So, you’ve realized that email doesn’t allow you to provide great support anymore.

You’ve gone through all the best options for support software out there and picked the one that fits your needs best.

Now, it’s time to get your team on board.

Ideally, you’d have consulted your support agents (if not your entire team) when choosing a software to begin with, but that doesn’t mean that the switching process itself won’t be a bit of a rocky climb.

A change like that can be scary, especially if your team has been using the same solution for support for a long time. However⁠—you can make it easier.

Today, we’re going to talk about how to help your team understand the benefits of switching to a specialized support software and make the change as painless as possible.

Understand the Apprehension

First of all, you need to understand why some people might be hesitant or nervous about the process of switching to a new support tool.

The healthiest mindset to have is to assume the best case scenario when it comes to difficult situations or changes.

So, for example, instead of assuming that someone is resisting because they’re lazy or uncooperative on purpose, try to think about the real root issues that might be causing it.

There are two main types of reasons for apprehension when it comes to switching to a new software:

The first kind is closely connected to your team members’ personal sense of accomplishment:

...and the other side of it is not fully seeing the general, big picture benefits of the switch:

If you think about it, all of these issues are completely understandable.

Your agents either want to perform well and are worried that they might not be able to with the new solution, or they just aren’t familiar enough with the features and benefits of the software to fully realize its potential.

Now, let’s talk about how you can take all these concerns and turn them around.

Make Them Feel Safe

The first thing that needs to be done is assuring everyone in the team that the complexity of switching to a new tool is understood.

This means that nobody should feel like they’re expected to miraculously become an expert at it overnight.

Especially if you’re coming from using email as your support tool, learning to use a new software takes time⁠—and everyone needs to know that this time is given to them.

The best way to assure a no-panic onboarding is doing it very, very gradually, instead of switching overnight and expecting everyone to go cold turkey immediately.

Here’s the process:

  1. Announce that you’ve chosen a new software and link to it.
  2. Schedule a meeting with your team⁠—the agenda being introducing and discussing the new tool.
  3. Have the meeting demonstrating the software and what it can do (this needs to be done by someone who knows it really well⁠—fumbling around just causes insecurity).
  4. Discuss. Ask if anyone in the team has immediate questions or concerns.
  5. Invite everyone to sign up and play around for a few days before actually switching.
  6. Hold another short call or meeting to ask if anyone has questions.
  7. Switch over completely.
  8. Keep checking back to see if anyone’s having issues.

This whole gradual process shouldn’t only exist in your head, but should also be communicated clearly to the whole team.

Seeing that they will be helped through everything and given plenty of time to adjust will ease their mind before they even get into it.

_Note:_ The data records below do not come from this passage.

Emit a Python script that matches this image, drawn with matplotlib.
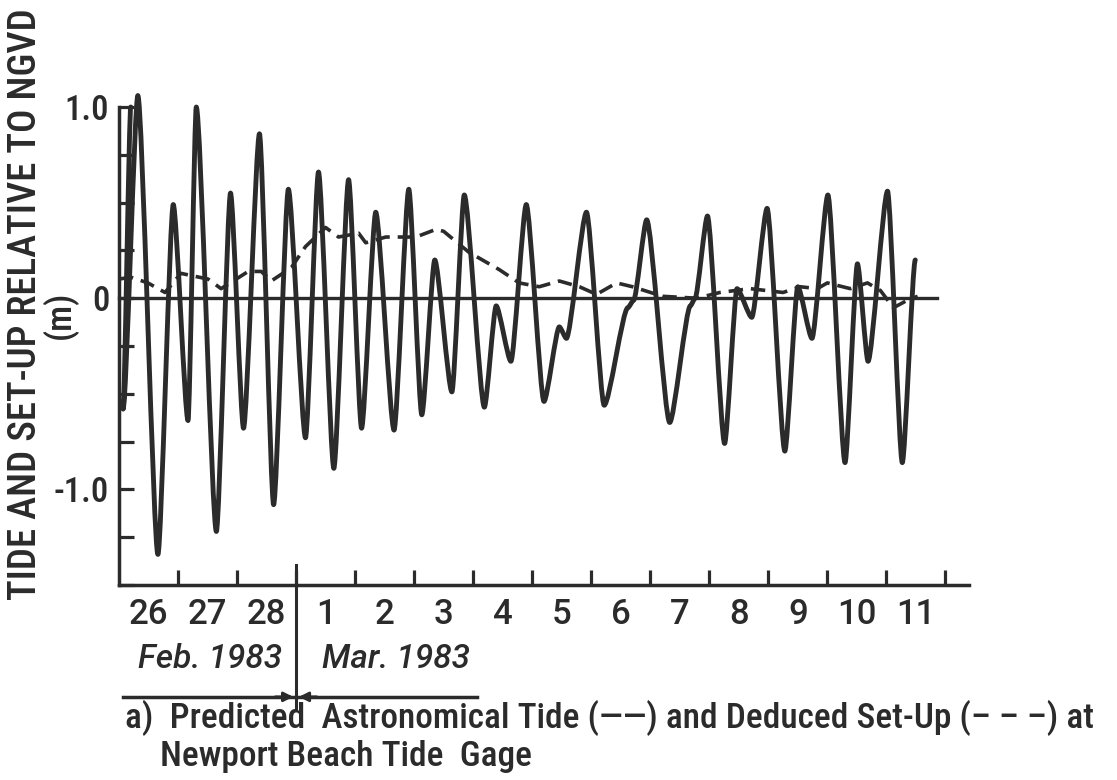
import matplotlib
matplotlib.use("Agg")
import matplotlib.pyplot as plt
from matplotlib.path import Path
from matplotlib.patches import PathPatch
from matplotlib import font_manager

# ---- data (days since 26 Feb 1983 00:00) ----
tide_t = [0.20, 0.07, 0.32, 0.66, 0.92, 1.17, 1.31, 1.65, 1.89, 2.11, 2.38, 2.62, 2.87,
          3.16, 3.38, 3.64, 3.89, 4.11, 4.35, 4.66, 4.91, 5.13, 5.35, 5.64, 5.85,
          6.19, 6.39, 6.64, 6.90, 7.20, 7.46, 7.58, 7.92, 8.22, 8.62, 8.72, 8.94,
          9.33, 9.68, 9.76, 9.97,
          10.26, 10.47, 10.72, 10.98, 11.28, 11.50, 11.74, 12.01, 12.30, 12.51,
          12.69, 13.02, 13.27, 13.49]
tide_v = [1.00, -0.58, 1.06, -1.34, 0.49, -0.64, 1.00, -1.22, 0.55, -0.68, 0.86, -1.08, 0.57,
          -0.73, 0.66, -0.89, 0.62, -0.68, 0.45, -0.69, 0.57, -0.61, 0.20, -0.49, 0.54,
          -0.57, -0.04, -0.33, 0.49, -0.54, -0.15, -0.21, 0.45, -0.56, -0.05, -0.01, 0.41,
          -0.65, -0.04, 0.00, 0.43,
          -0.76, 0.05, -0.10, 0.47, -0.80, 0.06, -0.21, 0.54, -0.86, 0.18,
          -0.33, 0.56, -0.86, 0.20]

setup_t = [0.00, 0.20, 0.49, 0.78, 1.05, 1.51, 1.73, 2.19, 2.41, 2.58, 2.92, 3.16,
           3.50, 3.72, 4.06, 4.18, 4.52, 5.03, 5.37, 5.50, 5.93, 6.44, 6.78, 7.12,
           7.46, 7.80, 8.09, 8.43, 8.70, 9.21, 9.79, 10.18, 10.69, 11.25, 11.54,
           11.83, 12.00, 12.39, 12.68, 12.90, 13.12, 13.36, 13.53]
setup_v = [0.10, 0.11, 0.08, 0.03, 0.13, 0.10, 0.05, 0.14, 0.14, 0.09, 0.16, 0.27,
           0.37, 0.32, 0.34, 0.29, 0.32, 0.32, 0.36, 0.35, 0.24, 0.15, 0.08, 0.06,
           0.09, 0.06, 0.02, 0.08, 0.06, 0.01, 0.00, 0.03, 0.05, 0.03, 0.06,
           0.05, 0.08, 0.05, 0.08, 0.04, -0.05, -0.01, 0.01]

day_labels = ["26", "27", "28", "1", "2", "3", "4", "5", "6", "7", "8", "9", "10", "11"]
ytick_vals = [-1.5, -1.25, -1.0, -0.75, -0.5, -0.25, 0.0, 0.25, 0.5, 0.75, 1.0]
ytick_labels = ["", "", "-1.0", "", "", "", "0", "", "", "", "1.0"]

INK = "#2b2b2b"
available = {f.name for f in font_manager.fontManager.ttflist}
def pick(cands):
    return next((n for n in cands if n in available), "DejaVu Sans")
COND = pick(["Roboto Condensed", "Archivo Narrow", "PT Sans Narrow", "DejaVu Sans"])
REG = pick(["Roboto", "Open Sans", "DejaVu Sans"])
plt.rcParams['font.family'] = [COND, 'DejaVu Sans']
W = "medium"

fig = plt.figure(figsize=(11.17, 7.80), dpi=100)
fig.patch.set_facecolor("white")
ax = fig.add_axes([0.1065, 0.25, 0.761, 0.6128])
ax.set_xlim(0, 14.4)
ax.set_ylim(-1.5, 1.0)

# tide curve: smooth bezier segments through the extrema
verts = [(tide_t[0], tide_v[0])]
codes = [Path.MOVETO]
for i in range(len(tide_t) - 1):
    t0, v0, t1, v1 = tide_t[i], tide_v[i], tide_t[i + 1], tide_v[i + 1]
    d = (t1 - t0) * 0.22
    verts += [(t0 + d, v0), (t1 - d, v1), (t1, v1)]
    codes += [Path.CURVE4] * 3
ax.add_patch(PathPatch(Path(verts, codes), fill=False, lw=3.5, ec=INK,
                       clip_on=False, capstyle='round', joinstyle='round'))

# set-up dashed
ax.plot(setup_t, setup_v, color=INK, lw=2.6, dashes=(4, 2.2), clip_on=False)

# zero line
ax.plot([0, 13.85], [0, 0], color=INK, lw=2.4, clip_on=False)

# spines
for s in ["top", "right"]:
    ax.spines[s].set_visible(False)
for s in ["left", "bottom"]:
    ax.spines[s].set_linewidth(2.5)
    ax.spines[s].set_color(INK)

# ticks
ax.set_xticks(list(range(1, 15)))
ax.set_xticklabels([])
ax.set_xticks([i + 0.5 for i in range(14)], minor=True)
ax.set_xticklabels(day_labels, minor=True, fontsize=25, color=INK,
                   fontweight=W, family=[REG, 'DejaVu Sans'])
ax.tick_params(axis='x', which='major', direction='in', length=11, width=2.3, color=INK)
ax.tick_params(axis='x', which='minor', length=0, pad=9)

ax.set_yticks(ytick_vals)
ax.set_yticklabels(ytick_labels, fontsize=25, color=INK, fontweight=W)
ax.tick_params(axis='y', which='major', direction='in', length=11, width=2.3,
               color=INK, pad=7)

# month divider and labels
xtr = ax.get_xaxis_transform()
ax.plot([3.0, 3.0], [0.042, -0.257], transform=xtr, color=INK, lw=2.2, clip_on=False)
ax.plot([0.07, 6.07], [-0.234, -0.234], transform=xtr, color=INK, lw=2.5, clip_on=False)
ax.annotate("", xy=(3.0, -0.234), xytext=(2.6, -0.234), xycoords=xtr, textcoords=xtr,
            arrowprops=dict(arrowstyle="-|>", color=INK, lw=2, mutation_scale=14))
ax.annotate("", xy=(3.0, -0.234), xytext=(3.4, -0.234), xycoords=xtr, textcoords=xtr,
            arrowprops=dict(arrowstyle="-|>", color=INK, lw=2, mutation_scale=14))
ax.text(1.55, -0.155, "Feb. 1983", transform=xtr, ha="center", va="center",
        fontsize=24, style="italic", color=INK, fontweight=W, family=[REG, 'DejaVu Sans'])
ax.text(4.69, -0.155, "Mar. 1983", transform=xtr, ha="center", va="center",
        fontsize=24, style="italic", color=INK, fontweight=W, family=[REG, 'DejaVu Sans'])

# y-axis label
fig.text(26 / 1117, 1 - 304 / 780, "TIDE AND SET-UP RELATIVE TO NGVD", rotation=90,
         ha="center", va="center", fontsize=28, color=INK, fontweight=W)
fig.text(60 / 1117, 1 - 315 / 780, "(m)", rotation=90,
         ha="center", va="center", fontsize=25, color=INK, fontweight=W)

# caption
fig.text(125 / 1117, 1 - 728 / 780,
         "a)  Predicted  Astronomical Tide (——) and Deduced Set-Up (– – –) at",
         ha="left", va="baseline", fontsize=25.5, color=INK, fontweight=W)
fig.text(160 / 1117, 1 - 766 / 780, "Newport Beach Tide  Gage",
         ha="left", va="baseline", fontsize=25.5, color=INK, fontweight=W)

fig.savefig("out.png", dpi=100, facecolor="white")
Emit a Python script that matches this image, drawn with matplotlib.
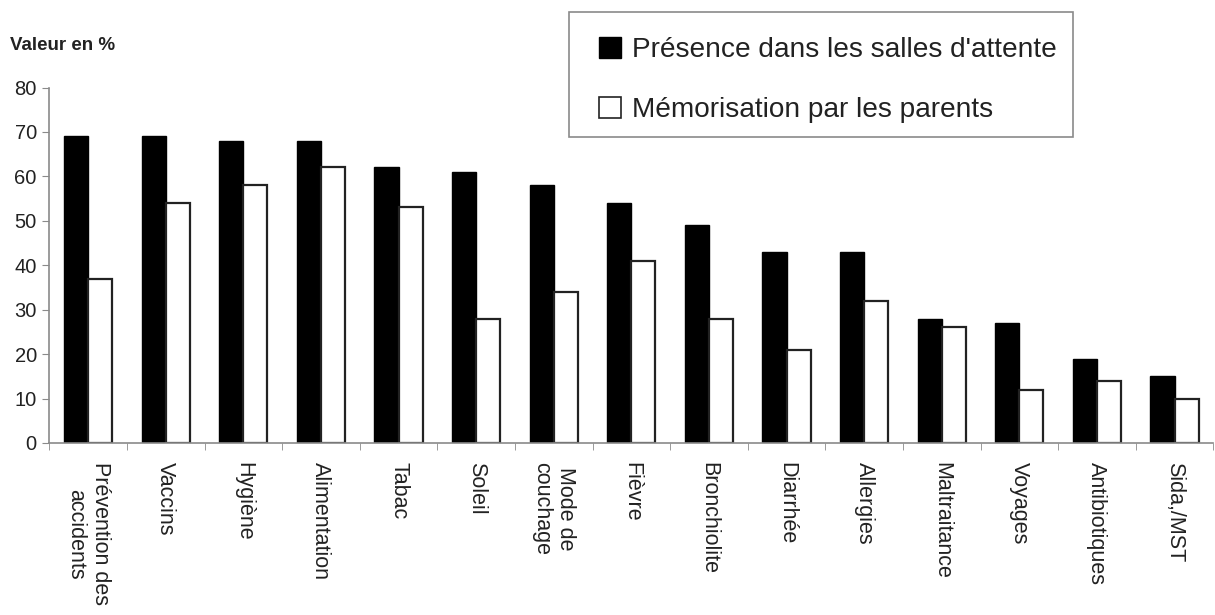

Explain What’s in It for Them Personally

Rather than expecting people to give you what you want, start by understanding what they want.

Helping them get that is the best way to get what you want from them.

Personally I am very fond of strawberries and cream, but I have found that for some strange reason, fish prefer worms. So when I went fishing, I didn't think about what I wanted. I thought about what they wanted. I didn't bait the hook with strawberries and cream. Rather, I dangled a worm or grasshopper in front of the fish and said: "Wouldn't you like to have that?"

Why not use the same common sense when fishing for people?

Dale Carnegie

Think about the “worms” for your team members⁠—and not on a company level. On a personal level, what do they want?

There’s a good chance that everyone on your support team wants to:

So, take those things and explain how a good piece of support software can help achieve them.

Productivity⁠—a tool with specialized support features will eliminate a lot of repetitive and time-consuming tasks, which will allow them to get more done and feel great about it.

Learning⁠—switching to a new tool and becoming an expert at it will give them valuable experience as a support specialist and make similar switches and processes a piece of cake in the future.

Feeling valued⁠—getting more done and collaborating more efficiently will benefit the whole company, and it won’t go unnoticed.

Letting your team know that their personal happiness and productivity was not one step behind from company goals in general when deciding to make the switch will help put them in a more accepting mindset⁠—if not get them excited about it.

Map out the Specific Benefits

“How is it better than what we were using before”?

This is one of the main things your agents might be wondering. And it makes sense⁠—if the new solution isn’t clearly better than the old one then… why even switch, right?

To make sure everyone understands the main benefits of your new software, you need to communicate them as clearly as possible.

There’s two kinds of things to talk about:

  1. Pain points you had with your previous solution (and how the new one wipes them out)
  2. Features the new solution has that the old one didn’t have to begin with (and why they’re awesome)

First of all, talk about the struggles your support team had with whatever you were using before, and how the software takes care of them.

For example:

With Gmail, we had incidents where multiple agents replied to the same customer because there was no easy way of knowing if the issue was already being handled or not.

With Groove, you can immediately see if an agent has already been assigned to a ticket or is currently responding to one so you don’t have to worry about it anymore.

And then highlight things that the support software can do that your team might have not even thought about.

For example:

Groove has reports which show us some of the most important customer support metrics such as average reply time and customer satisfaction ratings.

This means that we can see how we’re actually doing when it comes to support and actively working on improving our efficiency as a team.

There will be plenty of things included in both of these sections. Make sure to write them down in a document as well as discuss them in person with your team⁠—ideally when introducing the tool, before they even start using it.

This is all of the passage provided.